PARIS: Jusqu'où aller? Dans le cadre du conflit en Ukraine, les pays occidentaux avancent sur une ligne de crête, intensifiant leur aide armée à Kiev tout en prenant soin, pour l'heure, d'éviter toute intervention directe qui les ferait passer au rang de cobelligérants aux yeux de Moscou.
A ce stade, si l'on se base sur le droit des conflits armés, cette ligne rouge n'a pas été franchie par les pays de l'Otan et ce malgré l'intensification de l'appui militaire, souligne Julia Grignon, chercheuse à l'Institut de recherche stratégique de l'École militaire (Irsem).
"Le fait de financer, d'équiper ou d'entraîner des forces armées ne suffit pas à faire entrer un Etat dans le conflit armé", explique cette spécialiste du droit des conflits armés.
"Si c'était le cas chaque fois qu'un Etat finançait, équipait, entrainait des forces armées étrangères alors qu'on aurait la troisième guerre mondiale depuis bien longtemps puisque les Etats se vendent entre eux des armes, des militaires se forment à l'étranger, etc".
En fournissant des blindés de type "Guepard" (Allemagne), des canons Caesar (France) ou des missiles antiaériens Starstreak (Royaume-Uni), les pays occidentaux, qui ont annoncé mardi une intensification de leur aide militaire à Kiev, restent donc, sur le papier, dans les clous.
"Le simple fait de fournir des armes et d'autres matériels de soutien aux forces armées ukrainiennes ne signifie pas, à lui seul, que les États qui les soutiennent sont parties" au conflit armé, abonde le professeur américain Michael Schmitt, spécialiste des questions liées au droit international humanitaire et au recours à la force.
La donne serait en revanche tout autre s'ils décidaient de participer directement aux hostilités en envoyant des troupes sur le terrain - un scénario exclu à ce stade par l'Occident, Etats-Unis en tête.

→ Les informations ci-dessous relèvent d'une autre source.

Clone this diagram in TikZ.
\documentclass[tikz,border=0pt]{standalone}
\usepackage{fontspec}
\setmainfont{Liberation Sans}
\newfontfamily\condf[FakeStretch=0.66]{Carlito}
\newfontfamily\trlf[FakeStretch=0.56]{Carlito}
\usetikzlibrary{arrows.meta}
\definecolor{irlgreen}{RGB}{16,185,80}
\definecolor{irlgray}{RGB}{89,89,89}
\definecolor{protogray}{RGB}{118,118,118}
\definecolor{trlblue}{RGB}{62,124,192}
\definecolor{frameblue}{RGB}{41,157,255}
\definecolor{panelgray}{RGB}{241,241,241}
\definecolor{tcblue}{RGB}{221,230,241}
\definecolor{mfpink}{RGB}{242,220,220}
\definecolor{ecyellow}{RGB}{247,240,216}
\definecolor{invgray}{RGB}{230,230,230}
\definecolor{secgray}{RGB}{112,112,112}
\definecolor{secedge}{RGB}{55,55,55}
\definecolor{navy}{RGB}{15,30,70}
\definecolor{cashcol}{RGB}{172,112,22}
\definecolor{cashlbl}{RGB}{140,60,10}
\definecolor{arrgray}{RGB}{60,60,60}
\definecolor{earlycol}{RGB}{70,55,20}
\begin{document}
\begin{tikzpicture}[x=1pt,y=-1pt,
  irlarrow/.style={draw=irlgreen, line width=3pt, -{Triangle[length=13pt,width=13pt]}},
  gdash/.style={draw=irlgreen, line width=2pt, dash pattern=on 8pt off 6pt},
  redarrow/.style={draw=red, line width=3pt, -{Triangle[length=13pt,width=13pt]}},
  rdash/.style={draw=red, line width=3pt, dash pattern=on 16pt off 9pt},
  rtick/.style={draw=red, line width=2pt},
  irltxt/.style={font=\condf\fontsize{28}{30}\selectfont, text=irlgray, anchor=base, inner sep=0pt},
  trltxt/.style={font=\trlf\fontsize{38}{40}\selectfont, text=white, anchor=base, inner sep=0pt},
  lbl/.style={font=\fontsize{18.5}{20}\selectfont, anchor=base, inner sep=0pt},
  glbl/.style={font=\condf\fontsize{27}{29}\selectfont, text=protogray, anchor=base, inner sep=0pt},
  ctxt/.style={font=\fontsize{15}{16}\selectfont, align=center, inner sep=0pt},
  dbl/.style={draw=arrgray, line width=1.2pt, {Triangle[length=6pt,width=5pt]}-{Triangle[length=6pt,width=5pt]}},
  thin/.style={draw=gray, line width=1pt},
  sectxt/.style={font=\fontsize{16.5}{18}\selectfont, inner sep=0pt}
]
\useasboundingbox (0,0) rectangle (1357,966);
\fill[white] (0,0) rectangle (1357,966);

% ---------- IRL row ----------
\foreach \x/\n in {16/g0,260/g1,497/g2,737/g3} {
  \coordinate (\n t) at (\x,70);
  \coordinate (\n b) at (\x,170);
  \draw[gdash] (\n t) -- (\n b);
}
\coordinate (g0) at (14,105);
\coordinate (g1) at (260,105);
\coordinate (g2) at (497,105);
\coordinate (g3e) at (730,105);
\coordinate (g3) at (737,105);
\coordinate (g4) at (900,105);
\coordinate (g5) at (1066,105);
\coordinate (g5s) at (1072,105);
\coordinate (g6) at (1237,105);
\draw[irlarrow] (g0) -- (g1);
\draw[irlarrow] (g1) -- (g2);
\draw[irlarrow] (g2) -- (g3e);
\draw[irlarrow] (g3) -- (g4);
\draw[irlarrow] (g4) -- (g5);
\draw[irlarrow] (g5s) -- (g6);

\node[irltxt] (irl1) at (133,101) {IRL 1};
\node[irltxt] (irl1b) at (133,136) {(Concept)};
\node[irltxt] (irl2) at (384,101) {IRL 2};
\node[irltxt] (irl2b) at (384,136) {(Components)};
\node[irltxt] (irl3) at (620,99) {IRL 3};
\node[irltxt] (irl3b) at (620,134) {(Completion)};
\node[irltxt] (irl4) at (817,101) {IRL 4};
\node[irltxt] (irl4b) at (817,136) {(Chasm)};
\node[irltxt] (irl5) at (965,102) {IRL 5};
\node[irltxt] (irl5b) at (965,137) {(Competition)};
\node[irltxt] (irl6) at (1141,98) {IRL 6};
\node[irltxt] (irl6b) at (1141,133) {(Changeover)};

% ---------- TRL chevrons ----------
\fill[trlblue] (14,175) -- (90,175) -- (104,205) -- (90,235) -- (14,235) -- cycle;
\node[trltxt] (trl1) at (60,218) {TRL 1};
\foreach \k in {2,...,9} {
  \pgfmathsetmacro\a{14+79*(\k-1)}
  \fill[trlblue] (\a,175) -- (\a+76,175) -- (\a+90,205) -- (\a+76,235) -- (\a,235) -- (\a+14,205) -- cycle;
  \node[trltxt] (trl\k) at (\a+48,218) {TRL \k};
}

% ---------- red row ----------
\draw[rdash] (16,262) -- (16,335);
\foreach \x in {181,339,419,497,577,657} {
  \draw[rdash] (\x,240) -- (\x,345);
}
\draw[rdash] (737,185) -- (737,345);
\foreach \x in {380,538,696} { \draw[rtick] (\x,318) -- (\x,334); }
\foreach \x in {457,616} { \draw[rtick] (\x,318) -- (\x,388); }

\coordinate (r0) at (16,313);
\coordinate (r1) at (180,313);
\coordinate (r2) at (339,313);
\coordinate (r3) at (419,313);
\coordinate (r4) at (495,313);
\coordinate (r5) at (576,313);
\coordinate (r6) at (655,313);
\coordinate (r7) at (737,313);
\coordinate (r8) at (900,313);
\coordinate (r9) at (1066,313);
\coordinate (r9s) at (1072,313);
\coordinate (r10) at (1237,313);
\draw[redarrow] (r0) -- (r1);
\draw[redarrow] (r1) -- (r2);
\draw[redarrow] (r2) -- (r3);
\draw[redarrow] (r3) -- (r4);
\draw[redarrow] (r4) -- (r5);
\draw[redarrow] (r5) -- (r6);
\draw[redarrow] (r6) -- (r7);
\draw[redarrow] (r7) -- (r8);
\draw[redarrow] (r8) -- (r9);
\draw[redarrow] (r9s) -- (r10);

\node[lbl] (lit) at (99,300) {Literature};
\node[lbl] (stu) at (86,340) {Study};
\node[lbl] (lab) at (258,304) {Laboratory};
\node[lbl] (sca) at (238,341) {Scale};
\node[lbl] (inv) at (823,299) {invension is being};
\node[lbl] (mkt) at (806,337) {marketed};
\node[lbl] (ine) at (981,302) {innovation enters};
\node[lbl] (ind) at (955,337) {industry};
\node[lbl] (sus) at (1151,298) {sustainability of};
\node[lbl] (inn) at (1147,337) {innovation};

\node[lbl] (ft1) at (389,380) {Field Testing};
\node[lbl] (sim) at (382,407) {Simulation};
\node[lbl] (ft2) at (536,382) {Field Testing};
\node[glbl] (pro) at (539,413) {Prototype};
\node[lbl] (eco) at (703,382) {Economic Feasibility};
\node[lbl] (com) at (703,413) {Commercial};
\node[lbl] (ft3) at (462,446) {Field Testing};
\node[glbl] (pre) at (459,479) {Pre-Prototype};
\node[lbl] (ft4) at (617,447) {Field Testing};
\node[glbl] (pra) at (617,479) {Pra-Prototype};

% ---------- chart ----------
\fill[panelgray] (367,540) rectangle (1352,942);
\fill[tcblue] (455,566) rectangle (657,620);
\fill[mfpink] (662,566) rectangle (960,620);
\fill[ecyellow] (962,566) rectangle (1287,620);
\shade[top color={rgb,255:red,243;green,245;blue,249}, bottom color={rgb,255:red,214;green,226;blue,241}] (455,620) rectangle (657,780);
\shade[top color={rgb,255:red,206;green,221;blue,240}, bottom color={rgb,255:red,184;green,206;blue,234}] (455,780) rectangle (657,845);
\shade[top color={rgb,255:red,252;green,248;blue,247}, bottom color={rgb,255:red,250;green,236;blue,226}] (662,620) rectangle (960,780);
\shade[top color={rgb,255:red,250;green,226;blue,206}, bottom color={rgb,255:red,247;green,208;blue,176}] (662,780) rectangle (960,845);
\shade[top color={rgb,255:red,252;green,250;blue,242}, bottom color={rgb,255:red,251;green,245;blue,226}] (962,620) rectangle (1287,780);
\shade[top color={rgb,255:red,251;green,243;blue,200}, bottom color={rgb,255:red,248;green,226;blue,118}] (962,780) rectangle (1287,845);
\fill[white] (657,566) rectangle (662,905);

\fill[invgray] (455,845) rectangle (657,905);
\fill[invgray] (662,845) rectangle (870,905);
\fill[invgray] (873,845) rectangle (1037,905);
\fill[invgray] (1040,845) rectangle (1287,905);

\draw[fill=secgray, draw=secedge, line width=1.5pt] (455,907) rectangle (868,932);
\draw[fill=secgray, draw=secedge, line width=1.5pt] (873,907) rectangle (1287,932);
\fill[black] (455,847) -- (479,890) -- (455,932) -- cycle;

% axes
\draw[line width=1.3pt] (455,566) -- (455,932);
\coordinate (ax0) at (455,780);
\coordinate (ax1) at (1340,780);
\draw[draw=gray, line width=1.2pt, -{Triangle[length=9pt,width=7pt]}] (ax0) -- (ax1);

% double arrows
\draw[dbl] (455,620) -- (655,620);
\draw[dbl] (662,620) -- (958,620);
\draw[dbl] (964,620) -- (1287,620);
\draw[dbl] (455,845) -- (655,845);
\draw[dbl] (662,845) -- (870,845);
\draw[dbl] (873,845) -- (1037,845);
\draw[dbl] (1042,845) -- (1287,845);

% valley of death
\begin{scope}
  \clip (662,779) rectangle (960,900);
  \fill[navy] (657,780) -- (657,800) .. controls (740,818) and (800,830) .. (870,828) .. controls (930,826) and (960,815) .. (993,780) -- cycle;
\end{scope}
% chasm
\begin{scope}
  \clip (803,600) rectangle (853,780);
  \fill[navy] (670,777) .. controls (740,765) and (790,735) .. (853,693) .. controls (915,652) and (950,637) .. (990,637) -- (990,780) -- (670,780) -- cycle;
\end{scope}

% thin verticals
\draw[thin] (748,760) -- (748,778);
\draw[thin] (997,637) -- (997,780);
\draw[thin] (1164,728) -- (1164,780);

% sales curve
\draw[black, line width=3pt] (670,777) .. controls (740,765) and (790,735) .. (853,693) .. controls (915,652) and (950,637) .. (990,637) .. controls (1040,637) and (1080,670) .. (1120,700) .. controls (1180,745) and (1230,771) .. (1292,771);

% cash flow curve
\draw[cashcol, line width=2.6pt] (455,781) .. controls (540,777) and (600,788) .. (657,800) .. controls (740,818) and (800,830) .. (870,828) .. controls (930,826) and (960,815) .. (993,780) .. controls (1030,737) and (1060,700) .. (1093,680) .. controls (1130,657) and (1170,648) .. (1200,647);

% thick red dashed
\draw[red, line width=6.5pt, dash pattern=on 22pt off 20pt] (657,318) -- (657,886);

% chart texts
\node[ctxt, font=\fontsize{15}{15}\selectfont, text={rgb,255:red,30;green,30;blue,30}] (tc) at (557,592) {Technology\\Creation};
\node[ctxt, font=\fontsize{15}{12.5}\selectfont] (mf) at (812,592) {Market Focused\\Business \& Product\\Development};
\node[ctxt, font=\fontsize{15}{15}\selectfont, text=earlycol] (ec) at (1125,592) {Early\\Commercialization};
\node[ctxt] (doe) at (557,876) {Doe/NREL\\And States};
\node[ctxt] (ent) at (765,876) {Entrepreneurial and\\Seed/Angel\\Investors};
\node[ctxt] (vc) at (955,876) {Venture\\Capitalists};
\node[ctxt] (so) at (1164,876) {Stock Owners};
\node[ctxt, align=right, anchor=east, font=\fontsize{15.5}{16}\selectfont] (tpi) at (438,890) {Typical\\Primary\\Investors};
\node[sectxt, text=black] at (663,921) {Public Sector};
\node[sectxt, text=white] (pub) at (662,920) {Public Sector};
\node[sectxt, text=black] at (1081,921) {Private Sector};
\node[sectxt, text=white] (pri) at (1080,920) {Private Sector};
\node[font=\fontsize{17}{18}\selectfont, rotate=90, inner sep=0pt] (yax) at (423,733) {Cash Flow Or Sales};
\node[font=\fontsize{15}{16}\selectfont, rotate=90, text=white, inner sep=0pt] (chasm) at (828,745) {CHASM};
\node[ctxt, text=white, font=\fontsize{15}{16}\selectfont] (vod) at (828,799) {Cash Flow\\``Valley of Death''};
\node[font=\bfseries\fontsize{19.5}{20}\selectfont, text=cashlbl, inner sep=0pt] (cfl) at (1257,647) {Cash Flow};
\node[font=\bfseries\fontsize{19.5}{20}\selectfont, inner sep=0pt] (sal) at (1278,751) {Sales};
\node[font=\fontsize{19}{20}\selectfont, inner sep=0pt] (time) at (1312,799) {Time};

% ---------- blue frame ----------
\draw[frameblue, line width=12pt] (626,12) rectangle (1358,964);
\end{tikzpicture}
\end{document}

Et pour cause.
"A partir du moment où les troupes de l'Otan actuellement stationnées dans les pays limitrophes de l'Ukraine, rentreraient sur le territoire de l'Ukraine, là il n'y aurait pas de doute" sur leur cobelligérance, estime Mme Grignon.
Cobelligérants de facto
La question pourrait également se poser si les pays occidentaux participaient à la planification militaire et la supervision des opérations militaires - comme ce fut le cas lors de la coalition internationale de lutte contre l'organisation Etat islamique en Irak et en Syrie.
Quant à la question d'une zone d'exclusion aérienne, écartée par l'Otan elle-même, elle ferait de facto des pays la mettant en place et la faisant respecter des cobelligérants.
"Si des États, peut-être à des fins humanitaires, déclarent une zone d'exclusion aérienne dans des secteurs de l'espace aérien ukrainien et utilisent ensuite la force contre des avions et des hélicoptères russes pour la faire respecter", on sera dans le cas d'un conflit armé "entre eux et la Russie", estime le professeur Schmitt dans une note publiée début mars.
Derrière le débat sémantique et juridique, une incertitude, celle de l'ampleur et de la nature de la réaction de la Russie qui brandit depuis le début de l'invasion des menaces en cas d'ingérence.
"Etre partie à un conflit armé, cela veut dire que vous pouvez mener des attaques offensives ou être l'objet d'attaques défensives sur votre territoire", explique Mme Grignon.
S'exprimant devant le Parlement mercredi, le président russe Vladimir Poutine a mis en garde contre toute intervention extérieure dans le conflit en Ukraine, promettant le cas échéant une riposte "rapide et foudroyante".
Deux jours plus tôt, son chef de la diplomatie Sergueï Lavrov avait dénoncé les livraisons occidentales d'armes sophistiquées, de véhicules blindés et de drones de pointe à l'Ukraine, disant y voir une provocation destinée à prolonger le conflit plutôt qu'à y mettre fin.
"L'Otan, en substance, est engagée dans une guerre avec la Russie via un intermédiaire et elle arme cet intermédiaire. Cela signifie la guerre", avait-il déclaré. Avant d'assurer que la Russie faisait tout pour préserver le principe de ne pas recourir à l'arme nucléaire.